Top 2 Once-in-a-Decade Industrial Stock Picks for Long-Term Investors

Advanced composites company Hexcel (HXL 1.05%) and contract logistics company GXO Logistics (GXO +1.60%) are vastly different companies, but they share a few commonalities that make them compelling buys for long-term investors. They both have excellent long-term growth drivers, trade at highly attractive valuations, and are on the cusp of a significant cyclical growth pick after a period of weak end markets.

Here’s why both are excellent additions to a diversified investor’s portfolio.

A few words of warning

Given recent events, it would be remiss not to note that the key drivers of these stocks, a massive ramp-up in aircraft production (Hexcel) and a long-overdue cyclical recovery in the manufacturing sector (GXO), are at risk from a protracted conflict in the Middle East that leads to supply chain and inflationary issues.

Image source: Getty Images.

That said, both have sold off recently, and the headline risk I write off applies across most stocks. As such, these stocks are great buys for investors relatively sanguine about the conflict and looking to buy on the dip it’s created.

HXL data by YCharts

Hexcel is the future of the aerospace industry

Boeing and** Airbus** have multiyear backlogs and are both aggressively ramping up production after facing supply chain issues and material shortages in recent years. That’s great news for Hexel, which provides advanced lightweight composites to both companies and their subcontractors.

Hexcel’s materials offer weight and strength advantages over traditional metals, resulting in reduced fuel costs, emissions, and life cycle costs. As such, Hexcel is a play on increased aircraft production over the next decade. In addition, each generation of new aircraft tends to have more lightweight composites on board, so in theory, Hexcel could grow earnings _even if aircraft unit production growth is zero. _

An example of the underlying growth is the comparison between the older Boeing 777 (10% of weight in composites) and the newer Boeing 777X (30%). A Boeing 777X can generate up to $2 million in revenue for Hexcel, with an Airbus A350 generating up to $5 million.

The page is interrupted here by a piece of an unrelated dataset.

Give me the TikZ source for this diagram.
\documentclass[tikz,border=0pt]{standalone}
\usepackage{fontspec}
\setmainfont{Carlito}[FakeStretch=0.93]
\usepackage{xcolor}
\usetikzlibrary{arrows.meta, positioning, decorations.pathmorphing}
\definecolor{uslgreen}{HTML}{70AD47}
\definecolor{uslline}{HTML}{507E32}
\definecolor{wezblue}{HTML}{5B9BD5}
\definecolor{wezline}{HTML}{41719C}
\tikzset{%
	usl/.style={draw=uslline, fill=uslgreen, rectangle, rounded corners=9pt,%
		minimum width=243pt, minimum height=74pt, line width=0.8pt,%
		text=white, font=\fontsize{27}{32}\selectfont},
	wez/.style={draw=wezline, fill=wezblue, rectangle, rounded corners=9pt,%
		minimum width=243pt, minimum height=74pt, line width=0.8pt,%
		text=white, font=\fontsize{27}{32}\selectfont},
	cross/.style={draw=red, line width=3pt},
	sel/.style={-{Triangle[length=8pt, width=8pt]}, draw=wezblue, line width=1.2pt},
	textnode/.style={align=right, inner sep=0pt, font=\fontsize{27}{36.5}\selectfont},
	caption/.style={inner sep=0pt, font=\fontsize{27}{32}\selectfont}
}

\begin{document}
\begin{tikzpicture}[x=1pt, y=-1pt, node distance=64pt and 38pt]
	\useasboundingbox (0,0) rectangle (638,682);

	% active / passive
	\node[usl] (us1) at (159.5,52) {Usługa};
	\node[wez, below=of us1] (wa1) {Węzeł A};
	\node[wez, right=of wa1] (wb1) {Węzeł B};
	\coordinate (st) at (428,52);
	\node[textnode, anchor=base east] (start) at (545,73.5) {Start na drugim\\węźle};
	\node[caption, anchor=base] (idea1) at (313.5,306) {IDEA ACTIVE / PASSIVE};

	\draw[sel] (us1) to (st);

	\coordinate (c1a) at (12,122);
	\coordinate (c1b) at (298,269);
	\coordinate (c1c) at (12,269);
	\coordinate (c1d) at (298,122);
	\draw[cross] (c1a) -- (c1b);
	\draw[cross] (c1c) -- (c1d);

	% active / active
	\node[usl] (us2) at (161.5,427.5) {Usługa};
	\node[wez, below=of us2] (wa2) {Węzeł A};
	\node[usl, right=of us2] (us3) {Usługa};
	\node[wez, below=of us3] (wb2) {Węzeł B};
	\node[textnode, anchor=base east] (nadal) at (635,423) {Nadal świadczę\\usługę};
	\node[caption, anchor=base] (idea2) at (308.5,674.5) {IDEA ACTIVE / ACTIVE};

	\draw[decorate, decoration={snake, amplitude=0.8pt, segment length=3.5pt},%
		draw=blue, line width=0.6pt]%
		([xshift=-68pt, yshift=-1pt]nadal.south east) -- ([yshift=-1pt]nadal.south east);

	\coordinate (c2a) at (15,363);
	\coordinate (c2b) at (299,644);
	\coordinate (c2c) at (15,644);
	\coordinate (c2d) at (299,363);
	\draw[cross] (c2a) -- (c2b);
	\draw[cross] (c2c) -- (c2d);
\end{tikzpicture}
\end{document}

Wall Street analysts project Hexcel’s sales to grow at a double-digit annual rate through 2028, with earnings up 17.1% annually and free cash flow (FCF) at 25% annually. With Boeing and Airbus holding decade-long backlogs, Hexcel has excellent growth prospects.

Great news for GXO Logistics

The cadence of GXO Logistics growth is demonstrated in the table. The company is a leading contract logistics contractor specializing in e-commerce logistics warehousing. Demand boomed during the lockdown years as customers rushed to invest in e-commerce facilities.

Unfortunately, that growth spurt pushed spending forward, and an inevitable retraction occurred in 2023 and 2024.

GXO Logistics 2021 2022 2023 2024 2025 2026
Organic revenue growth 15% 15.4% 2% 3% 3.9% 4% to 5%

Data source: GXO presentations.

It gets worse: The supply chain crisis led many companies to build up inventory, and the industrial sector has since drawn down inventory, as confirmed by the U.S. Institute for Supply Management (ISM) Purchasing Managers Index (PMI) and new orders data. Both surveys have indicated contraction since the end of 2023. That said, January and February data have indicated a sharp expansion, and it looks likely that the long-expected cyclical bounce is in place.

That’s great news for GXO, and its guidance for mid-single-digit organic growth in 2026 supports that argument. Thinking long term, the growing use of automation, robotics, and artificial intelligence (AI) in warehousing plays to the advantages of outsourcing logistics to specialists like GXO, which know how best to use the technology.

Wall Street analysts project GXO’s revenue to grow at a mid-single-digit rate through 2028, with earnings growing 10% annually and FCF at 18% annually.

Image source: Getty Images.

Stocks to buy

Trading at 18.3 times the midpoint of management’s FCF guidance for 2026, GXO is an excellent value for a company with such strong long-term growth opportunities. Hexcel is more expensive on a near-term basis (31 times analysts’ estimates for FCF in 2026), but provided there isn’t any slowdown in commercial aerospace, its long-term growth is assured, and the company looks likely to generate bundles of earnings and cash in the future as aircraft production ramps up.